No sooner do I email a link to my friend, Jeff, than he’s posting comments pointing out my egregious (some might say legally actionable) errors that I made, all in the name of an innocent, wholesome, cheap shot at an otherwise perfectly upstanding celebrity. It seems he’s quite right. Despite all the mud-slinging to the contrary, media testimonies by the ill-informed, and content within the film itself that seemed to indicate otherwise, Renée Zellweger’s character in Cold Mountain was never supposed to be black. I, quite naturally, never bothered to confirm this fact one way or the other because, after all, that would require a modicum of work and the sacrifice of a couple of underhanded japes.
What’s next? Am I going to sit through The Passion of the Christ only to find out it’s not anti-Semitic? That’ll be a bummer.
This stubborn controversy, which has relentlessly dogged eyestrainproductions.com for as much as two hours now, only serves to stir up many other issues. More important issues. Issues which will, hopefully, divert attention from my very public fuck up. Namely, what’s the world coming to when you can’t believe vicious, unfounded rumours? Just because people base their libel and innuendo on facts they’ve never read for themselves shouldn’t mean that I should have to do any research to back up my own libel and innuendo.
If there’s one thing that living through this particular juncture in history has taught me, it’s the vital importance of not checking your facts. Facts only lead to uncertainty, debate, and balanced judgments, and we can’t have that. Too many facts, and before you know it you’re likely to lose all sorts of support for your unfounded war, your paranoid witch hunt, or your racist persecution of a visible minority. And then where would we be?
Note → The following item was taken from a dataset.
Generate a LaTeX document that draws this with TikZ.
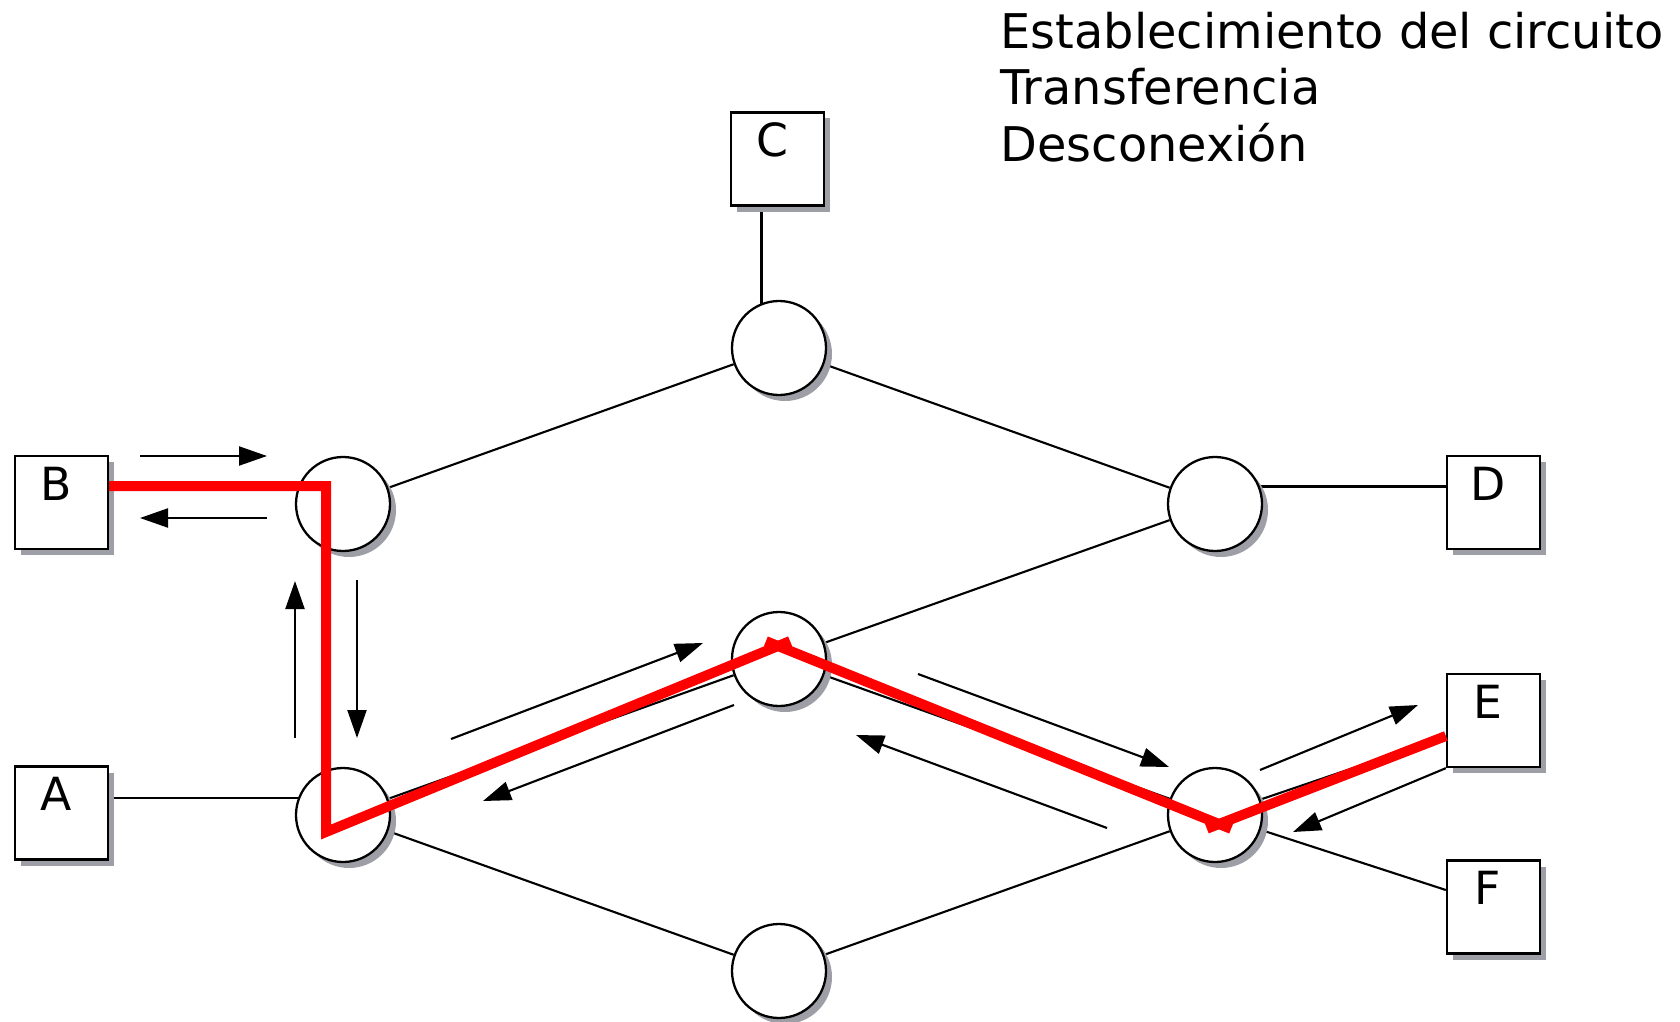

Back in the jungle my friends, back in the jungle.
The upshot of all this is that ultimately, no, Renée Zellweger did not win an Oscar for shamelessly overacting a character that was supposed to be black, she won an Oscar for shamelessly overacting a character that was just as daisy white as her.
But…but…that still doesn’t make her British, okay?
01:52You Can Come Out Now, It’s Over
It’s been a full day since the little gold statuettes were handed out and I’m growing more bored of the 76th Annual Academy Awards by the minute. In what was probably the most predictable Oscar ceremony in history, everybody got what was coming to them whether they deserved it or not. Category favourite after category favourite walked away with a win, to the slight dismay of Vegas bookies who were offering as much as 1.2 to 1 odds for high rollers who dared put money on the dodgiest toss-ups. Yes, that Sean Penn/Bill Murray split vote was the stuff of… Oh screw it, everyone saw that one coming, too. Even Billy Crystal had his, “Aw Bill, we all love you” comment waiting in the wings. For industry outsiders, that translates as, “Sorry, Bill, but I had to vote for Penn because I couldn’t bear the thought of an SNL alumni who wasn’t me winning an Oscar. I feel sort of guilty about it. Really. Don’t hate me. Let’s do lunch. I’ll buy.”
Everyone managed to be deathly dull, without a single hint of petty nastiness throughout. The political rhetoric was token at best, and even the look of dismayed contempt on Oprah’s face when Renée Zellweger won was washed away by the look of artificial graciousness at the post-Oscar party when she gave Renée a hug and plenty of insincere congratulations for her daring white-face performance in Cold Mountain. I bet even the SWAT team snipers outside the theatre were wearing big phony smiles for the cameras that were never trained on them.
But I was touched, really I was, when Sofia Coppola acknowledged the years of experience, wisdom and nepotism her father had given her, and thanked her whole family for encouraging her to continue when she was stuck on page twelve of the Lost in Translation screenplay. Continue she did, all the way to page fifteen and Oscar glory. There was a lump in my throat when she listed off the great directors who had had an influence on her work, bravely limiting her picks to the most pretentious choices imaginable with the deftness of a first-year film-studies student. Ah, Sofia, your permanent sneer lit up the entire room that night.
The big news for Canada was Denys Arcand’s long-awaited foreign language win for The Barbarian Invasions. It was heart warming to see that after three nominations in the same category over the course of seventeen years, the Oscar folks still couldn’t train their cameras on the right person when his name was finally read. Arcand may be a proud Quebecer, but he also proved himself to be a true Canadian by managing to be polite, modest and invisible all at once. It may have been his award, but that never stopped him from letting someone else be shown marching to the podium, and some other person giving the acceptance speech. I thought it might come to blows when one of his producers tried to get him to say something, anything, before they were played off the stage. In the end, she managed to tackle Denys and stick the microphone in his face long enough for him to lie about being out of time. Way to go, Denys, you spotlight hog!
Far be it from me to offer even more insipid Oscar coverage, though. We’ll be hearing about who-wore-who from all the major networks for weeks to come, or at least until we’ve forgotten who’s losing which war on what abstract concept. Now that it’s all over and I’m suddenly barred from using my Canadian Academy card to see any movies more interesting than the latest local yokel releases, I can relax for a bit. A very short bit. Then it’s back to work to fulfill my latest contractual obligations to Fries With That? which, I’m told, will finally premiere on YTV a month from now. Watch this space for times and air dates when we get closer to the big event.